Saturday, September 30, 2006

Black Aria

I hope to accomplish a flurry of posts this weekend, everything from 19th century Russian lieder to forgotten heavy metal comps. You see, my divorce has finally become a palpable reality with my signing of the 30-day Notice of Vacation of our apartment. In my effort to travel light (I hope to complete my move in no more than two carloads), I will be digitizing as much of my old cassette shit as possible. Since I will also be leaving my stereo, TV, DVD Player, and stainless steel cookware here with my wife, it seems that just about everyone will benefit from my soon-to-be minimalist lifestyle. My laptop, my guitars, and my radio will solely comprise my essentials from now on.

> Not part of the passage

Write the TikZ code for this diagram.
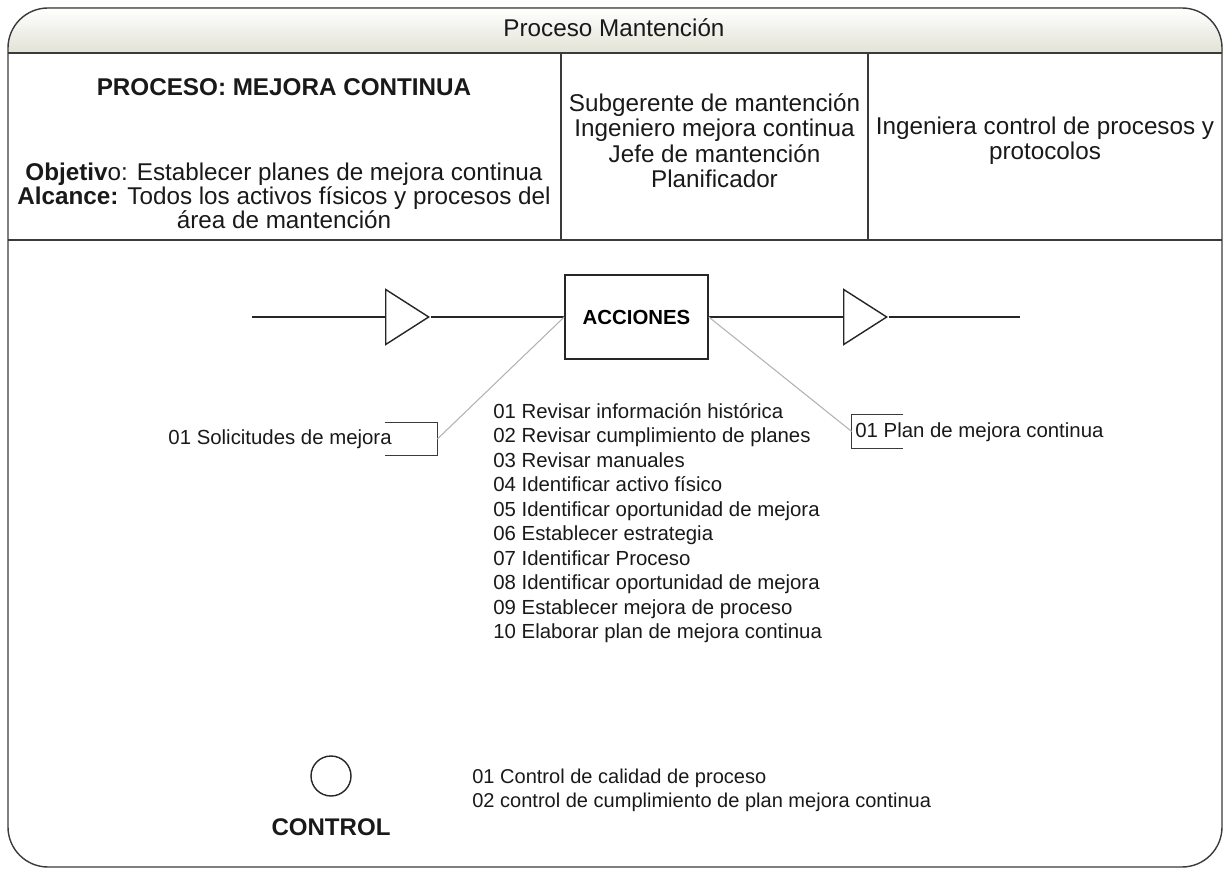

But, gentle reader, don't worry about me; you see, when it rains, it pours, and divorce isn't the only milestone I've reached lately. I've also just attained my Masters degree, and I am currently looking forward to fulfilling the statistical prediction that my standard of living will raise by ten percent within a year after divorce. I'll either room with someone for a while or get a shithole studio apartment, and focus my job search northward.

But anyway, enough of my sob story.

This is an odd footnote in the career of punk/metal icon Glenn Danzig. Somewhere in between the fantastic "Lucifuge" album from Danzig and the slightly-less fantastic "Danzig 3", Glenn decided to dust off his old Plan 9 label and release a classically-inspired album. While the album's artistic merits are negligible (more later), it precluded similar releases by such pop staples as Paul McCartney and Joe Jackson by several years.

I heard an interview with Glenn Danzig on a radio show right about when this was released, and he said something along the lines of "It's a nine-movement piece based on Milton's Paradise Lost". He went on to describe how this album actually topped the classical charts in 1992.

Rest assured, this is for Glenn Danzig completists only. Those of you familiar with such stripper-friendly Danzig anthems as "She Rides" or "Her Black Wings" will be sorely disappointed by this, I'm afraid. The music is undoubtedly influenced by such Romanticist staples as Beethoven, Tchaikovsky, and Wagner, as evidenced by its timpani-heavy bombast and overt emotional, heroic leanings. For a Baroque/Expressionist like me, all of this seems a bit over-the-top. There are some wonderful sublime moments, however, like the Purcel-inspired three note soprano riff in "Dirge of Defeat".